EXERCISE OBJECTIVE :: Look for the word "this" in the entries below, then copy every line that has it.

RECORDS ::
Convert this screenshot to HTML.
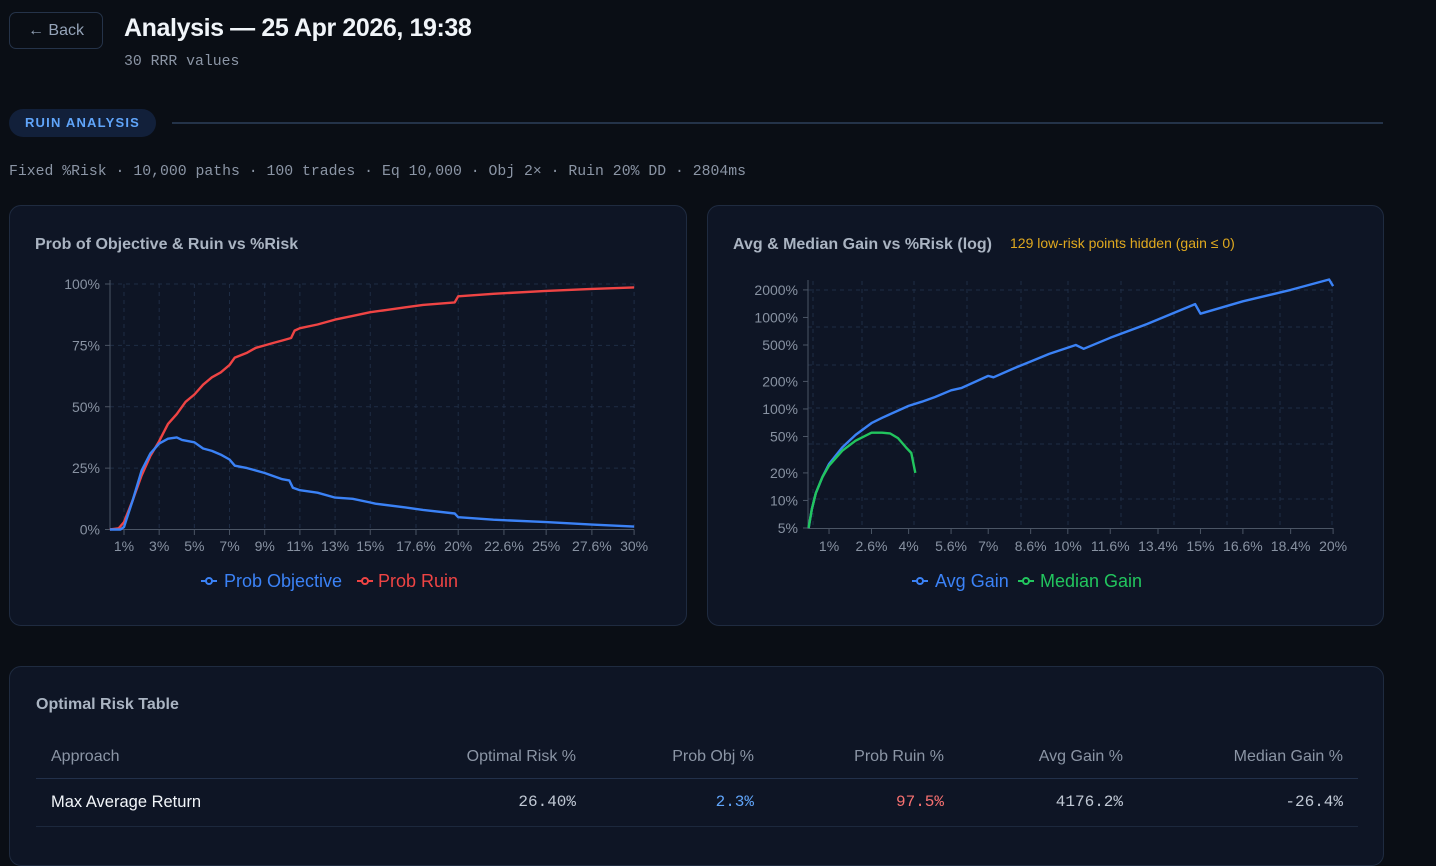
<!DOCTYPE html>
<html><head><meta charset="utf-8">
<style>
*{box-sizing:border-box;margin:0;padding:0}
html,body{width:1436px;height:834px;overflow:hidden;background:#0a0e15;font-family:"Liberation Sans",sans-serif;color:#e5e7eb}
.abs{position:absolute}
.mono{font-family:"Liberation Mono",monospace}
.back{left:9px;top:12px;width:94px;height:37px;border:1px solid #253349;border-radius:7px;color:#94a3b8;font-size:16px;line-height:35px;text-align:center}
.title{left:124px;top:14px;font-size:25px;font-weight:bold;color:#f1f5f9;letter-spacing:-0.4px}
.sub{left:124px;top:54px;font-size:14.8px;color:#8b95a5}
.pill{left:9px;top:109px;width:147px;height:28px;border-radius:14px;background:#12203a;color:#60a5fa;font-size:13px;font-weight:bold;letter-spacing:1.2px;line-height:28px;text-align:center}
.rule{left:172px;top:122px;width:1211px;height:2px;background:#243349}
.info{left:9px;top:164px;font-size:14.8px;color:#8b95a5}
.panel{background:#0e1525;border:1px solid #1f2b40;border-radius:12px}
table{border-collapse:collapse;width:1322px}
th{font-weight:normal;color:#8b95a5;font-size:16px;height:42px;text-align:right}
td{font-size:16px;height:48px;text-align:right;color:#c0c8d4}
</style></head><body>
<div class="abs back">← Back</div>
<div class="abs title">Analysis — 25 Apr 2026, 19:38</div>
<div class="abs sub mono">30 RRR values</div>
<div class="abs pill">RUIN ANALYSIS</div>
<div class="abs rule"></div>
<div class="abs info mono">Fixed %Risk · 10,000 paths · 100 trades · Eq 10,000 · Obj 2× · Ruin 20% DD · 2804ms</div>
<div class="abs panel" style="left:9px;top:205px;width:678px;height:421px"></div>
<div class="abs panel" style="left:707px;top:205px;width:677px;height:421px"></div>
<div class="abs panel" style="left:9px;top:666px;width:1375px;height:200px">
<div class="abs" style="left:26px;top:29px;font-size:16px;font-weight:bold;color:#aab4c2">Optimal Risk Table</div>
<table class="abs" style="left:26px;top:69px">
<tr style="border-bottom:1px solid #22304a"><th style="text-align:left;padding-left:15px">Approach</th><th style="width:230px">Optimal Risk %</th><th style="width:178px">Prob Obj %</th><th style="width:190px">Prob Ruin %</th><th style="width:179px">Avg Gain %</th><th style="width:235px;padding-right:15px">Median Gain %</th></tr>
<tr style="border-bottom:1px solid #1c283d"><td style="text-align:left;padding-left:15px;color:#f1f5f9;font-size:16.5px">Max Average Return</td><td class="mono">26.40%</td><td class="mono" style="color:#60a5fa">2.3%</td><td class="mono" style="color:#f87171">97.5%</td><td class="mono">4176.2%</td><td class="mono" style="padding-right:15px">-26.4%</td></tr>
</table>
</div>
<svg class="abs" style="left:0;top:0" width="1436" height="834" id="s" font-family="Liberation Sans, sans-serif">
<text x="35" y="249" font-size="16" font-weight="bold" fill="#aab4c2">Prob of Objective &amp; Ruin vs %Risk</text>
<text x="733" y="249" font-size="16" font-weight="bold" fill="#aab4c2">Avg &amp; Median Gain vs %Risk (log)</text>
<text x="1010" y="248" font-size="14" fill="#e0a91f">129 low-risk points hidden (gain ≤ 0)</text>
<g id="g"></g>
<g font-size="18">
<line x1="201" y1="581" x2="217" y2="581" stroke="#3b82f6" stroke-width="2"/><circle cx="209" cy="581" r="3" fill="#0e1525" stroke="#3b82f6" stroke-width="2"/>
<text x="224" y="587" fill="#3b82f6">Prob Objective</text>
<line x1="357" y1="581" x2="373" y2="581" stroke="#ef4444" stroke-width="2"/><circle cx="365" cy="581" r="3" fill="#0e1525" stroke="#ef4444" stroke-width="2"/>
<text x="378" y="587" fill="#ef4444">Prob Ruin</text>
<line x1="912" y1="581" x2="928" y2="581" stroke="#3b82f6" stroke-width="2"/><circle cx="920" cy="581" r="3" fill="#0e1525" stroke="#3b82f6" stroke-width="2"/>
<text x="935" y="587" fill="#3b82f6">Avg Gain</text>
<line x1="1018" y1="581" x2="1034" y2="581" stroke="#22c55e" stroke-width="2"/><circle cx="1026" cy="581" r="3" fill="#0e1525" stroke="#22c55e" stroke-width="2"/>
<text x="1040" y="587" fill="#22c55e">Median Gain</text>
</g>
</svg>
<script>
var g=document.getElementById('g'),h='';
function L(x1,y1,x2,y2,c,d){h+='<line x1="'+x1+'" y1="'+y1+'" x2="'+x2+'" y2="'+y2+'" stroke="'+c+'" stroke-width="1"'+(d?' stroke-dasharray="4 4"':'')+'/>';}
function T(x,y,t,a){h+='<text x="'+x+'" y="'+y+'" font-size="14" fill="#8892a2" text-anchor="'+a+'">'+t+'</text>';}
var lx=function(p){return 106.4+17.59*p},ly=function(v){return 529.5-v*2.455};
var xt=[[1,'1%'],[3,'3%'],[5,'5%'],[7,'7%'],[9,'9%'],[11,'11%'],[13,'13%'],[15,'15%'],[17.6,'17.6%'],[20,'20%'],[22.6,'22.6%'],[25,'25%'],[27.6,'27.6%'],[30,'30%']];
[0,25,50,75,100].forEach(function(v){L(110,ly(v),634,ly(v),'#1f2d45',1);T(100,ly(v)+5,v+'%','end');L(105,ly(v),110,ly(v),'#4b5565')});
xt.forEach(function(t){var x=lx(t[0]);L(x,284,x,529.5,'#1f2d45',1);L(x,529.5,x,535,'#4b5565');T(x,551,t[1],'middle')});
L(110,280,110,530,'#4b5565');L(110,529.5,634,529.5,'#4b5565');
function P(pts,fx,fy,c){var d='';pts.forEach(function(p,i){d+=(i?'L':'M')+fx(p[0]).toFixed(1)+' '+fy(p[1]).toFixed(1)});h+='<path d="'+d+'" fill="none" stroke="'+c+'" stroke-width="2.4" stroke-linejoin="round"/>';}
P([[0.2,0],[0.7,0.5],[1,3],[1.5,12],[2,22],[2.5,30],[3,36],[3.5,43],[4,47],[4.5,52],[5,55],[5.5,59],[6,62],[6.5,64],[7,67],[7.3,70],[8,72],[8.5,74],[9,75],[9.5,76],[10,77],[10.5,78],[10.7,81],[11,82],[12,83.5],[13,85.5],[14,87],[15,88.5],[16,89.5],[17,90.5],[18,91.5],[19.8,92.5],[20,95],[22,96],[25,97.2],[27.6,98],[30,98.6]],lx,ly,'#ef4444');
P([[0.2,0],[0.8,0],[1,1],[1.5,12],[2,24],[2.5,31],[3,35],[3.5,37],[4,37.5],[4.3,36.5],[5,35.5],[5.5,33],[6,32],[6.5,30.5],[7,28.5],[7.3,26],[8,25],[9,23],[10,20.5],[10.4,20],[10.6,17],[11,16],[12,15],[13,13],[14,12.5],[15,11],[15.3,10.5],[17,9],[18,8],[19.8,6.5],[20,5],[22,4],[25,3],[27.6,2],[30,1.2]],lx,ly,'#3b82f6');
var rx=function(p){return 802.5+26.53*p},ry=function(v){return 528-(Math.log10(v)-0.699)*91.5};
[290,327,365,408,444,499].forEach(function(y){L(808,y,1333,y,'#1f2d45',1)});
[813,862,914,967,1021,1068,1121,1174,1227,1280,1332].forEach(function(x){L(x,281,x,528,'#1f2d45',1)});
[[5,'5%'],[10,'10%'],[20,'20%'],[50,'50%'],[100,'100%'],[200,'200%'],[500,'500%'],[1000,'1000%'],[2000,'2000%']].forEach(function(t){var y=ry(t[0]);L(803,y,808,y,'#4b5565');T(798,y+5,t[1],'end')});
[[1,'1%'],[2.6,'2.6%'],[4,'4%'],[5.6,'5.6%'],[7,'7%'],[8.6,'8.6%'],[10,'10%'],[11.6,'11.6%'],[13.4,'13.4%'],[15,'15%'],[16.6,'16.6%'],[18.4,'18.4%'],[20,'20%']].forEach(function(t){var x=rx(t[0]);L(x,528,x,534,'#4b5565');T(x,551,t[1],'middle')});
L(808,280,808,529,'#4b5565');L(808,528.5,1333,528.5,'#4b5565');
P([[0.23,5],[0.35,8],[0.5,12],[0.75,18],[1,25],[1.5,38],[2,52],[2.6,70],[3,80],[4,108],[4.5,120],[5,135],[5.6,160],[6,170],[7,230],[7.2,222],[8,280],[8.6,330],[9.3,400],[10.3,500],[10.6,455],[11.6,600],[13,850],[14.8,1400],[15,1100],[16.6,1500],[18.4,2000],[19.85,2600],[20,2200]],rx,ry,'#3b82f6');
P([[0.23,5],[0.35,8],[0.5,12],[0.75,18],[1,24],[1.5,35],[2,45],[2.6,55],[3,55],[3.3,54],[3.6,48],[3.9,38],[4.1,33],[4.25,20]],rx,ry,'#22c55e');
g.innerHTML=h;
</script>
</body></html>
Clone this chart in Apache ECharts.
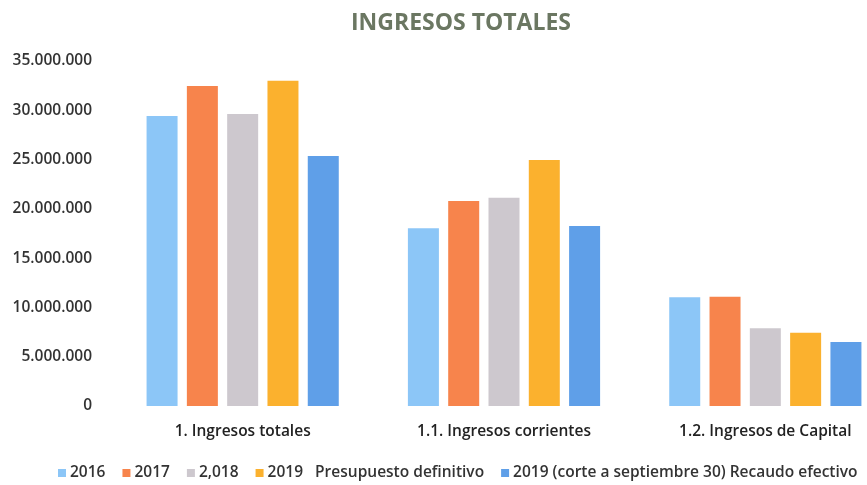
<!DOCTYPE html>
<html>
<head>
<meta charset="utf-8">
<script src="https://cdn.jsdelivr.net/npm/echarts@6/dist/echarts.min.js"></script>
<style>
  html, body { margin: 0; padding: 0; background: #fff; }
  #chart { width: 867px; height: 485px; }
</style>
</head>
<body>
<div id="chart"></div>
<script>
const categories = ['1. Ingresos totales', '1.1. Ingresos corrientes', '1.2. Ingresos de Capital']
const seriesNames = [
  '2016',
  '2017',
  '2,018',
  '2019   Presupuesto definitivo',
  '2019 (corte a septiembre 30) Recaudo efectivo'
]
const values2016 = [29420000, 18030000, 11030000]
const values2017 = [32460000, 20800000, 11090000]
const values2018 = [29620000, 21130000, 7880000]
const values2019Budget = [33000000, 24960000, 7440000]
const values2019Actual = [25360000, 18260000, 6490000]
const colors = ['#8cc6f7', '#f7844c', '#cdc8ce', '#fbb12e', '#5f9fe8']

const chart = echarts.init(document.getElementById('chart'))

const fmt = (v) => String(v).replace(/\B(?=(\d{3})+(?!\d))/g, '.')

const allValues = [values2016, values2017, values2018, values2019Budget, values2019Actual]

chart.setOption({
  animation: false,
  textStyle: { fontFamily: 'Open Sans' },
  title: {
    text: 'INGRESOS TOTALES',
    left: 456,
    textAlign: 'center',
    top: 7,
    textStyle: { fontSize: 23, fontWeight: 'bold', color: '#6b7762', fontFamily: 'Open Sans' }
  },
  legend: {
    left: 53,
    top: 460,
    itemWidth: 8,
    itemHeight: 8,
    itemGap: 17,
    icon: 'rect',
    textStyle: { fontSize: 15.5, fontWeight: 600, color: '#333', padding: [0, 0, 0, -1] },
    data: seriesNames
  },
  grid: { left: 112, top: 61, width: 784, height: 345, outerBoundsMode: 'none' },
  xAxis: {
    type: 'category',
    data: categories,
    axisLine: { show: false },
    axisTick: { show: false },
    axisLabel: { fontSize: 15.5, fontWeight: 600, color: '#222', margin: 18 }
  },
  yAxis: {
    type: 'value',
    min: 0,
    max: 35000000,
    interval: 5000000,
    splitLine: { show: false },
    axisLine: { show: false },
    axisTick: { show: false },
    axisLabel: { fontSize: 15.5, fontWeight: 600, color: '#333', margin: 20, formatter: fmt }
  },
  series: seriesNames.map((name, i) => ({
    name: name,
    type: 'bar',
    data: allValues[i],
    barWidth: 31,
    barGap: '30%',
    itemStyle: { color: colors[i] }
  }))
})
</script>
</body>
</html>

ANSWER FOR THE TASK ::
Convert this screenshot to HTML.
Clone this chart in Apache ECharts.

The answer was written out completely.